Así las cosas, los derechos sociales salen inequívocamente mal parados. Si, por un lado, los que se enuncian no se ven acompañados de garantías, por el otro lo acordado se halla visiblemente por detrás de lo aceptado por los miembros de la CEE en 1966, de la mano del Pacto Internacional sobre Derechos Económicos, Sociales y Culturales. Apenas sorprenderá que con estos mimbres los socialdemócratas escandinavos –y muchos de los franceses– se muestren renuentes a acatar un texto que puede servir de catapulta para una nueva ofensiva neoliberal. Por si poco fuera, nada se prevé en materia de armonización social y fiscal, y otro tanto sucede, en los hechos, con la protección de los consumidores y la lucha contra el fraude. Merced a la presión ejercida por conservadores y liberales, el tratado rehuye hablar, en suma, de servicios públicos, y postula sin más «servicios económicos de interés general», sometidos, naturalmente, a la libre competencia, residuales, hipercontrolados y sin atención global alguna dentro de la UE. Por cierto que –se diga lo que se diga– la ya célebre «directiva Bolkestein» encaja a la perfección en la trama desreguladora de la que bebe el tratado constitucional.

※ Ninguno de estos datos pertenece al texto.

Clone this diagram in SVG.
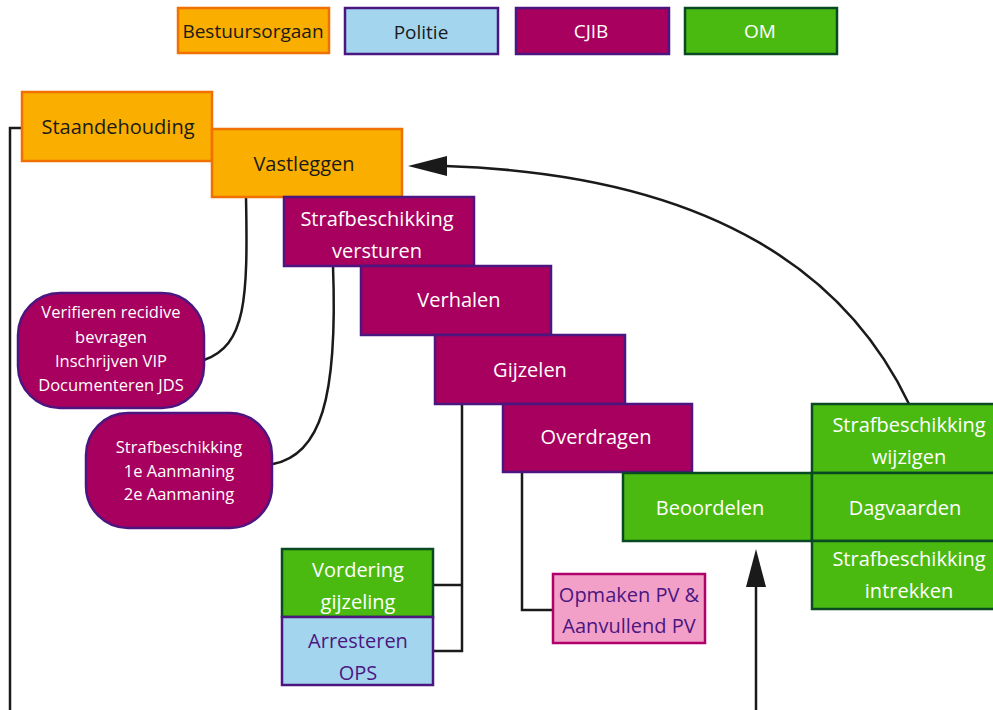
<svg xmlns="http://www.w3.org/2000/svg" width="993" height="710" viewBox="0 0 993 710">
<style>
text{font-family:"Open Sans","Noto Sans","Liberation Sans",sans-serif;font-size:20px;text-anchor:middle;dominant-baseline:central}
.sm{font-size:16.5px}
.lg{font-size:19px}
.or rect{fill:#F9AE00;stroke:#F07000;stroke-width:2.5}
.or text{fill:#1a1a1a}
.po rect{fill:#A3D6EE;stroke:#4B1680;stroke-width:2.5}
.po text{fill:#4B1680}
.cj rect{fill:#A8005E;stroke:#4B1680;stroke-width:2.5}
.cj text{fill:#fff}
.om rect{fill:#4BBA10;stroke:#0A4A22;stroke-width:2.5}
.om text{fill:#fff}
.pk rect{fill:#F2A0C8;stroke:#B0006A;stroke-width:2.5}
.pk text{fill:#4B1680}
.ln{fill:none;stroke:#1a1a1a;stroke-width:2.5}
.ah{fill:#1a1a1a}
</style>
<g id="legend">
<g id="leg-bestuursorgaan" class="or"><rect x="178" y="8" width="151" height="45"/><text class="lg" x="253" y="31" style="fill:#1a1a1a">Bestuursorgaan</text></g>
<g id="leg-politie" class="po"><rect x="345" y="8" width="153" height="46"/><text class="lg" x="421" y="32" style="fill:#1a1a1a">Politie</text></g>
<g id="leg-cjib" class="cj"><rect x="516" y="8" width="153" height="46"/><text class="lg" x="591" y="31">CJIB</text></g>
<g id="leg-om" class="om"><rect x="685" y="8" width="152" height="46"/><text class="lg" x="760" y="31">OM</text></g>
</g>
<g id="connectors">
<path class="ln" d="M22,128 H10 V710"/>
<path class="ln" d="M246,197 C248,300 246,345 204,360"/>
<path class="ln" d="M333,266 C338,400 320,455 273,464"/>
<path class="ln" d="M462,403 V651 H433 M462,585 H433"/>
<path class="ln" d="M522,472 V610 H553"/>
<path class="ln" d="M756,710 V585"/>
<polygon class="ah" points="756,549 746,587 766,587"/>
<path class="ln" d="M909,404 C850,280 720,175 445,166"/>
<polygon class="ah" points="408,166 447,156 447,176"/>
</g>
<g id="staandehouding" class="or"><rect x="22" y="92" width="190" height="69"/><text x="118" y="126">Staandehouding</text></g>
<g id="vastleggen" class="or"><rect x="212" y="129" width="190" height="68"/><text x="304" y="163">Vastleggen</text></g>
<g id="versturen" class="cj"><rect x="284" y="197" width="190" height="69"/><text x="377" y="218">Strafbeschikking</text><text x="377" y="250">versturen</text></g>
<g id="verhalen" class="cj"><rect x="361" y="266" width="190" height="69"/><text x="459" y="299">Verhalen</text></g>
<g id="gijzelen" class="cj"><rect x="435" y="335" width="190" height="69"/><text x="530" y="369">Gijzelen</text></g>
<g id="overdragen" class="cj"><rect x="503" y="404" width="189" height="68"/><text x="596" y="436">Overdragen</text></g>
<g id="beoordelen" class="om"><rect x="623" y="473" width="189" height="68"/><text x="710" y="507">Beoordelen</text></g>
<g id="wijzigen" class="om"><rect x="812" y="404" width="185" height="69"/><text x="909" y="424">Strafbeschikking</text><text x="909" y="456">wijzigen</text></g>
<g id="dagvaarden" class="om"><rect x="812" y="473" width="185" height="68"/><text x="905" y="507">Dagvaarden</text></g>
<g id="intrekken" class="om"><rect x="812" y="541" width="185" height="68"/><text x="909" y="558">Strafbeschikking</text><text x="909" y="590">intrekken</text></g>
<g id="verifieren" class="cj"><rect x="18" y="293" width="186" height="115" rx="42"/><text class="sm" x="111" y="311">Verifieren recidive</text><text class="sm" x="111" y="336">bevragen</text><text class="sm" x="111" y="360">Inschrijven VIP</text><text class="sm" x="111" y="384">Documenteren JDS</text></g>
<g id="aanmaning" class="cj"><rect x="86" y="413" width="186" height="115" rx="42"/><text class="sm" x="179" y="446">Strafbeschikking</text><text class="sm" x="179" y="470">1e Aanmaning</text><text class="sm" x="179" y="493">2e Aanmaning</text></g>
<g id="vordering" class="om"><rect x="282" y="549" width="151" height="68"/><text x="358" y="569">Vordering</text><text x="358" y="601">gijzeling</text></g>
<g id="arresteren" class="po"><rect x="282" y="617" width="151" height="68"/><text x="358" y="640">Arresteren</text><text x="358" y="672">OPS</text></g>
<g id="opmaken" class="pk"><rect x="553" y="574" width="152" height="69"/><text x="629" y="594">Opmaken PV &amp;</text><text x="629" y="625">Aanvullend PV</text></g>
</svg>
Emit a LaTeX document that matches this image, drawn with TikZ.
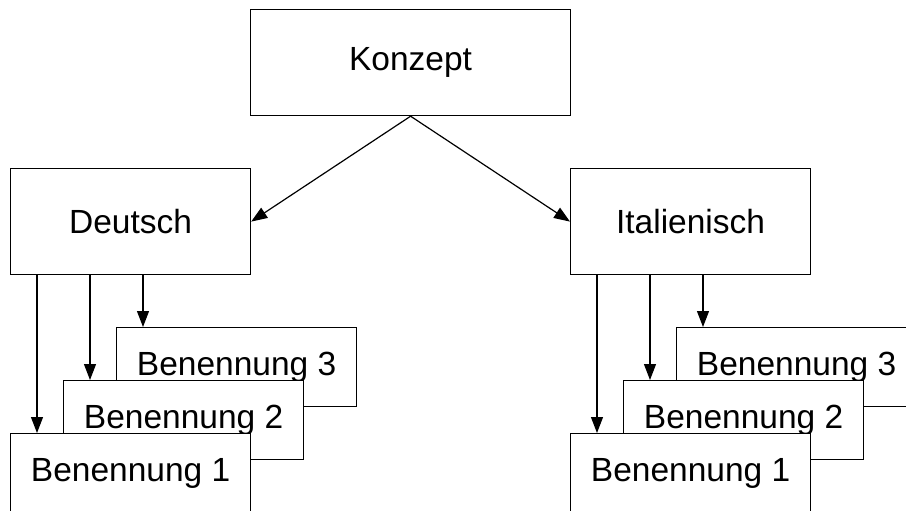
\documentclass[tikz,border=0pt]{standalone}
\usepackage{fontspec}
\setmainfont{Liberation Sans}
\usetikzlibrary{arrows.meta}
\begin{document}
\begin{tikzpicture}[x=1pt,y=-1pt,
  box/.style={draw,fill=white,line width=1.2pt,inner sep=0pt,
    font=\fontsize{33.5}{40}\selectfont,anchor=north west},
  bigbox/.style={box,minimum width=240pt,minimum height=106pt},
  termbox/.style={box,minimum width=240pt,minimum height=79pt},
  link/.style={line width=1.2pt,-{Triangle[length=16pt,width=12pt]}}]
\clip (0,0) rectangle (906,511);
\useasboundingbox (0,0) rectangle (906,511);

% concept and its two languages
\node[bigbox,minimum width=320pt] (k) at (250,9) {Konzept};
\node[bigbox] (d) at (10,168) {Deutsch};
\node[bigbox] (i) at (570,168) {Italienisch};
\draw[link] (k.south) -- (d.east);
\draw[link] (k.south) -- (i.west);

% German terms, stacked
\node[termbox] (d3) at (116,327) {Benennung 3};
\node[termbox] (d2) at (63,380) {Benennung 2};
\node[termbox] (d1) at (10,433) {Benennung 1};
\draw[link] ([xshift=27pt]d1.north west |- d.south) -- ([xshift=27pt]d1.north west);
\draw[link] ([xshift=27pt]d2.north west |- d.south) -- ([xshift=27pt]d2.north west);
\draw[link] ([xshift=27pt]d3.north west |- d.south) -- ([xshift=27pt]d3.north west);

% Italian terms, stacked
\node[termbox] (i3) at (676,327) {Benennung 3};
\node[termbox] (i2) at (623,380) {Benennung 2};
\node[termbox] (i1) at (570,433) {Benennung 1};
\draw[link] ([xshift=27pt]i1.north west |- i.south) -- ([xshift=27pt]i1.north west);
\draw[link] ([xshift=27pt]i2.north west |- i.south) -- ([xshift=27pt]i2.north west);
\draw[link] ([xshift=27pt]i3.north west |- i.south) -- ([xshift=27pt]i3.north west);
\end{tikzpicture}
\end{document}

Con el mercado y la libre competencia emplazados obscenamente por encima de los derechos sociales, del medio ambiente, de la calidad de los servicios y de la propia seguridad de usuarios y consumidores, lo más relevante no es que el tratado cierre el camino –era de esperar– a transformaciones revolucionarias. Más llamativo resulta, como antes sugerimos, que imponga obstáculos, acaso insalvables, para el proyecto que comúnmente se atribuye a la socialdemocracia consecuente: el de un Estado entregado a la intervención activa en la economía y a la defensa de los más débiles. Y que nadie busque acomodo en la superstición de que los hechos discurren por otros cauces: conservadores y liberales –los promotores, junto con buena parte de la familia socialista, del tratado– son estrictos en su credo. Durão Barroso, el presidente de la Comisión, no ha dudado en aseverar que la pelea por la competitividad obliga a dejar en segundo plano los derechos sociales y el medio ambiente. El más necio sabe, claro, que los progresos en competitividad, sobre el papel tan halagüeños, se han saldado para muchos en derechos en retroceso, salarios cada vez más bajos, jornadas laborales más prolongadas y, en suma, precariedad por todas partes. Quiere uno creer que es esto, y no alguna esotérica cuestión, lo que conduce a muchos ciudadanos franceses a tomar partido contra el tratado constitucional. Y a discutir sobre él, que falta hace.